Gebhart believes the strategy “will prove to be of huge benefit for the consumer as well as for the overall economy. Space technology can support a variety of EU public policies. Space data is necessary to provide public services related to, for instance, safety and security. It is also a source of employment and growth. More concretely, the data that is collected by remote sensing systems has potential for reuse in processes that create an added value within the European single market.”
Still, she notes, “it is important to ensure that only authorised parties have access to the collected data.”
Jaromír Kohlicek, a Vice-Chair of Parliament’s industry, research and energy committee, agrees, saying, “there is a potential risk of these technologies being misused in the name of security and defence.”
Nevertheless, the GUE/NGL group deputy describes the space strategy as “a very ambitious step”.
In particular, the European Global Navigation Satellite Systems Agency “has huge potential for advancing European space exploration. This is why an important task is urgently addressing staffing policy and the adequacy of allocated resources.”
If these issues are resolved, says Kohlicek, the space strategy “can rapidly contribute to civil, non-military nature exploration and more sophisticated transport.”
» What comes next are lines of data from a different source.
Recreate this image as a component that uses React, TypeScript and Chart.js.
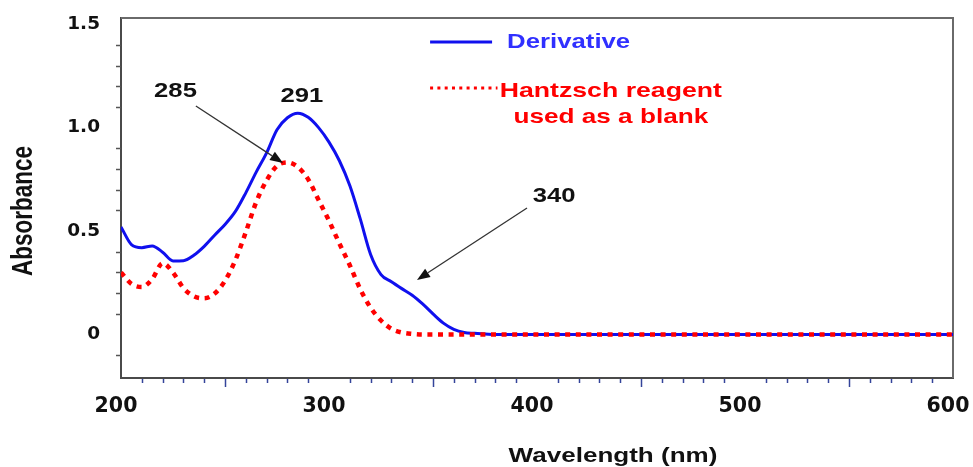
import React, { useEffect, useRef } from 'react';
import { Chart, registerables } from 'chart.js';

Chart.register(...registerables);

// ---------- data ----------
const wavelengths = [
  200, 205, 210, 215, 220, 225, 230, 235, 240, 245, 250, 255, 260, 265, 270, 275, 280, 285, 290,
  295, 300, 305, 310, 315, 320, 325, 330, 335, 340, 345, 350, 355, 360, 365, 370, 375, 380,
  400, 450, 500, 550, 600,
];

const derivative = [
  0.52, 0.435, 0.42, 0.428, 0.398, 0.356, 0.357, 0.383, 0.426, 0.48, 0.532, 0.595, 0.685, 0.785,
  0.878, 0.99, 1.048, 1.07, 1.05, 1.0, 0.93, 0.84, 0.72, 0.56, 0.387, 0.29, 0.255, 0.222, 0.19,
  0.148, 0.1, 0.055, 0.025, 0.01, 0.006, 0.003, 0, 0, 0, 0, 0, 0,
];

const hantzschBlank = [
  0.3, 0.245, 0.23, 0.268, 0.345, 0.3, 0.225, 0.185, 0.175, 0.198, 0.26, 0.36, 0.495, 0.64,
  0.745, 0.815, 0.832, 0.81, 0.75, 0.65, 0.55, 0.44, 0.335, 0.22, 0.13, 0.068, 0.028, 0.01,
  0.003, 0, 0, 0, 0, 0, 0, 0, 0, 0, 0, 0, 0, 0,
];

const xTickLabels = [200, 300, 400, 500, 600];
const yTickLabels = [0, 0.5, 1.0, 1.5];

const seriesNames = ['Derivative', 'Hantzsch reagent', 'used as a blank'];
const xTitle = 'Wavelength (nm)';
const yTitle = 'Absorbance';

// annotation: label text, label position (nm, absorbance), arrow start, arrow tip
const peakLabels = ['285', '291', '340'];
const peakLabelPos = [
  [226.2, 1.148],
  [287, 1.125],
  [408.2, 0.639],
];
const arrowLines = [
  [236, 1.105, 277.9, 0.829],
  [395.2, 0.612, 342.3, 0.264],
];

const BLUE = '#1010ee';
const RED = '#ff0000';
const SX = 1.27; // horizontal stretch of the original picture's text

function stretchedText(
  ctx: CanvasRenderingContext2D,
  text: string,
  x: number,
  y: number,
  size: number,
  color: string,
  align: CanvasTextAlign
) {
  ctx.save();
  ctx.translate(x, y);
  ctx.scale(SX, 1);
  ctx.font = `bold ${size}px "Liberation Sans", Arial, sans-serif`;
  ctx.fillStyle = color;
  ctx.textAlign = align;
  ctx.textBaseline = 'alphabetic';
  ctx.fillText(text, 0, 0);
  ctx.restore();
}

const framePlugin = {
  id: 'frame',
  beforeDatasetsDraw(chart: any) {
    const { ctx, chartArea } = chart;
    const xs = chart.scales.x;
    const ys = chart.scales.y;
    ctx.save();
    // top & right frame lines
    ctx.strokeStyle = '#6a6a6a';
    ctx.lineWidth = 2;
    ctx.beginPath();
    ctx.moveTo(chartArea.left, chartArea.top);
    ctx.lineTo(chartArea.right, chartArea.top);
    ctx.lineTo(chartArea.right, chartArea.bottom);
    ctx.stroke();
    // x minor ticks
    ctx.strokeStyle = '#34449a';
    ctx.lineWidth = 1.5;
    for (let v = 210; v < 600; v += 10) {
      if (v % 100 === 0) continue;
      const len = v % 100 === 50 ? 8 : 4;
      const px = Math.round(xs.getPixelForValue(v)) + 0.5;
      ctx.beginPath();
      ctx.moveTo(px, chartArea.bottom + 1);
      ctx.lineTo(px, chartArea.bottom + 1 + len);
      ctx.stroke();
    }
    // y minor ticks
    ctx.strokeStyle = '#555';
    for (let i = -1; i <= 14; i++) {
      if (i % 5 === 0) continue;
      const py = Math.round(ys.getPixelForValue(i / 10)) + 0.5;
      ctx.beginPath();
      ctx.moveTo(chartArea.left - 5, py);
      ctx.lineTo(chartArea.left, py);
      ctx.stroke();
    }
    ctx.restore();
  },
  afterDatasetsDraw(chart: any) {
    const { ctx } = chart;
    const xs = chart.scales.x;
    const ys = chart.scales.y;
    const X = (v: number) => xs.getPixelForValue(v);
    const Y = (v: number) => ys.getPixelForValue(v);

    // legend
    ctx.save();
    ctx.strokeStyle = BLUE;
    ctx.lineWidth = 3;
    ctx.beginPath();
    ctx.moveTo(X(348.6), Y(1.414));
    ctx.lineTo(X(378.4), Y(1.414));
    ctx.stroke();
    ctx.strokeStyle = RED;
    ctx.lineWidth = 3;
    ctx.setLineDash([3, 4.3]);
    ctx.beginPath();
    ctx.moveTo(X(348.6), Y(1.192));
    ctx.lineTo(X(381), Y(1.192));
    ctx.stroke();
    ctx.restore();
    stretchedText(ctx, seriesNames[0], X(385.6), Y(1.384), 20.3, '#3030ff', 'left');
    stretchedText(ctx, seriesNames[1], X(435.5), Y(1.15), 21, RED, 'center');
    stretchedText(ctx, seriesNames[2], X(435.5), Y(1.021), 20.6, RED, 'center');

    // peak labels
    peakLabels.forEach((t, i) => {
      stretchedText(ctx, t, X(peakLabelPos[i][0]), Y(peakLabelPos[i][1]), 20.2, '#111', 'center');
    });

    // arrows
    arrowLines.forEach(([x0, y0, x1, y1]) => {
      const ax = X(x0), ay = Y(y0), bx = X(x1), by = Y(y1);
      const ang = Math.atan2(by - ay, bx - ax);
      const hl = 13, hw = 5;
      const baseX = bx - hl * Math.cos(ang), baseY = by - hl * Math.sin(ang);
      ctx.save();
      ctx.strokeStyle = '#333';
      ctx.lineWidth = 1.3;
      ctx.beginPath();
      ctx.moveTo(ax, ay);
      ctx.lineTo(baseX, baseY);
      ctx.stroke();
      ctx.fillStyle = '#111';
      ctx.beginPath();
      ctx.moveTo(bx, by);
      ctx.lineTo(baseX + hw * Math.sin(ang), baseY - hw * Math.cos(ang));
      ctx.lineTo(baseX - hw * Math.sin(ang), baseY + hw * Math.cos(ang));
      ctx.closePath();
      ctx.fill();
      ctx.restore();
    });
  },
  afterDraw(chart: any) {
    const { ctx, chartArea } = chart;
    // x title
    stretchedText(ctx, xTitle, 613, 462, 20.5, '#111', 'center');
    // y title (rotated)
    ctx.save();
    ctx.translate(32, 211);
    ctx.scale(SX, 1);
    ctx.rotate(-Math.PI / 2);
    ctx.font = 'bold 22.5px "Liberation Sans", Arial, sans-serif';
    ctx.fillStyle = '#111';
    ctx.textAlign = 'center';
    ctx.textBaseline = 'alphabetic';
    ctx.fillText(yTitle, 0, 0);
    ctx.restore();
    void chartArea;
  },
};

export default function App() {
  const ref = useRef<HTMLCanvasElement>(null);
  useEffect(() => {
    const canvas = ref.current;
    if (!canvas) return;
    const chart = new Chart(canvas, {
      type: 'line',
      data: {
        datasets: [
          {
            label: seriesNames[1],
            data: wavelengths.map((w, i) => ({ x: w, y: hantzschBlank[i] })),
            borderColor: RED,
            borderWidth: 4.5,
            borderDash: [5, 5.6],
            borderCapStyle: 'butt',
            pointRadius: 0,
            fill: false,
            cubicInterpolationMode: 'monotone',
          },
          {
            label: seriesNames[0],
            data: wavelengths.map((w, i) => ({ x: w, y: derivative[i] })),
            borderColor: BLUE,
            borderWidth: 3,
            pointRadius: 0,
            fill: false,
            cubicInterpolationMode: 'monotone',
          },
        ],
      },
      options: {
        animation: false,
        responsive: false,
        devicePixelRatio: 1,
        events: [],
        layout: { padding: { left: 0, right: 20, top: 18, bottom: 0 } },
        plugins: { legend: { display: false }, tooltip: { enabled: false }, title: { display: false } },
        scales: {
          x: {
            type: 'linear',
            min: 200,
            max: 600,
            afterBuildTicks: (s: any) => {
              s.ticks = xTickLabels.map((v) => ({ value: v }));
            },
            afterFit: (s: any) => {
              s.height = 89;
              s.paddingLeft = 0;
              s.paddingRight = 0;
            },
            grid: { display: false, drawTicks: false },
            border: { display: true, color: '#4a4a4a', width: 2 },
            ticks: {
              autoSkip: false,
              maxRotation: 0,
              padding: 16,
              labelOffset: -5,
              color: '#111',
              font: { family: '"DejaVu Sans", sans-serif', size: 20.5, weight: 'bold' },
              callback: (v: any) => String(v),
            },
          },
          y: {
            type: 'linear',
            min: -0.21,
            max: 1.53,
            afterBuildTicks: (s: any) => {
              s.ticks = yTickLabels.map((v) => ({ value: v }));
            },
            afterFit: (s: any) => {
              s.width = 121;
              s.paddingTop = 0;
              s.paddingBottom = 0;
            },
            grid: { display: false, drawTicks: false },
            border: { display: true, color: '#4a4a4a', width: 2 },
            ticks: {
              autoSkip: false,
              padding: 21,
              color: '#111',
              font: { family: '"DejaVu Sans", sans-serif', size: 18.5, weight: 'bold' },
              callback: (v: any) => (Number(v) === 0 ? '0' : Number(v).toFixed(1)),
            },
          },
        },
      } as any,
      plugins: [framePlugin],
    });
    return () => chart.destroy();
  }, []);

  return (
    <div style={{ position: 'absolute', left: 0, top: 0, width: 973, height: 467, background: '#fff' }}>
      <canvas ref={ref} width={973} height={467} style={{ display: 'block', width: 973, height: 467 }} />
    </div>
  );
}
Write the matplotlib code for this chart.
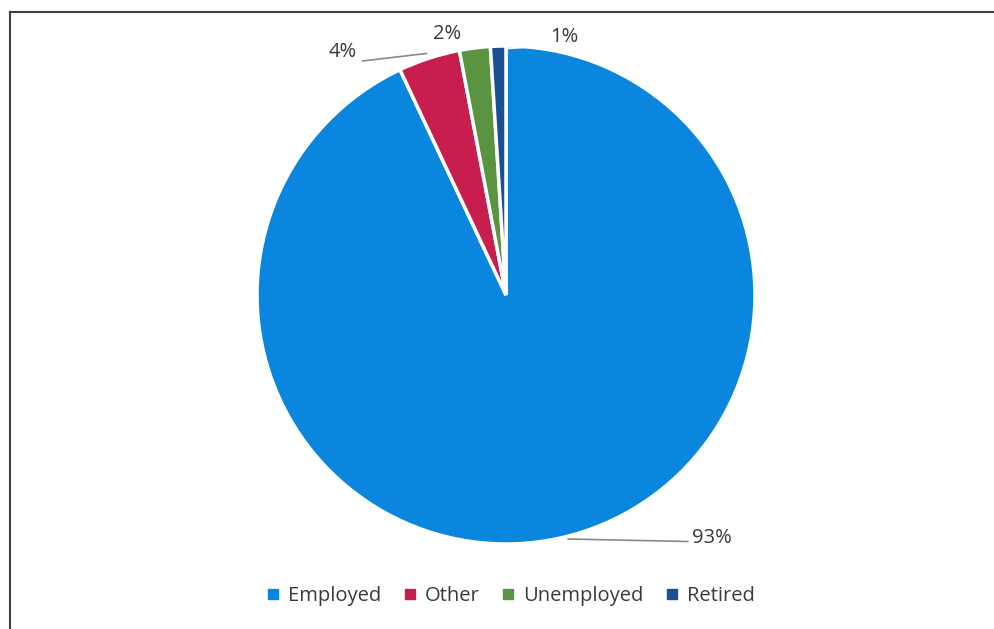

Additionally, “a safe space environment needs good international cooperation, also with regards to space traffic and debris management. The space strategy must be peace-oriented and open to broad international cooperation - this approach can contribute to a better world in the future.”
Highlighting the space strategy’s wide-ranging potential, Ricardo Serrão Santos, who is drafting the fisheries committee’s opinion on the dossier, explains that it “provides important sets of tools that aim to respond to the needs of public marine and maritime policies, such as planning the adaption and the mitigation of climate change, fighting pollution and marine litter, protecting coastal zones and ecosystems, implementing maritime spatial planning and more.
“These would all benefit from a well-structured and operational space strategy. Ocean observation is a crucial tool, emphasised in the UN Sustainable Development Goals, in the IPCC special report on ‘Climate change, the oceans and cryosphere’ and in the G7 Tsukuba communiqué, to mention only a few. As well as observation, people expect forecasts to adapt and evade risks.”
The Portuguese MEP points out that, “The services rendered with the aid of space technologies are more and more present in our daily life. Galileo, EGNOS and Copernicus systems all contribute to our wellbeing and safety.”
Serrão Santos says, “Allowing public authorities to benefit from more permanent and more responsive space-based ocean surveillance capacities will allow them to respond more quickly and efficiently in numerous situations and manage natural risks more efficiently.”
He adds, “As far as fisheries management is concerned, there are already a number of available services. These services include the contribution to the control of fish stocks, the fight against illegal, unreported and unregulated fishing, but also the monitoring of ship routes and the detection and surveillance of oil spills. A well-developed European space strategy will increase the operability of the European Maritime Safety Agency (EMSA) and the European Fisheries Control Agency (EFCA).”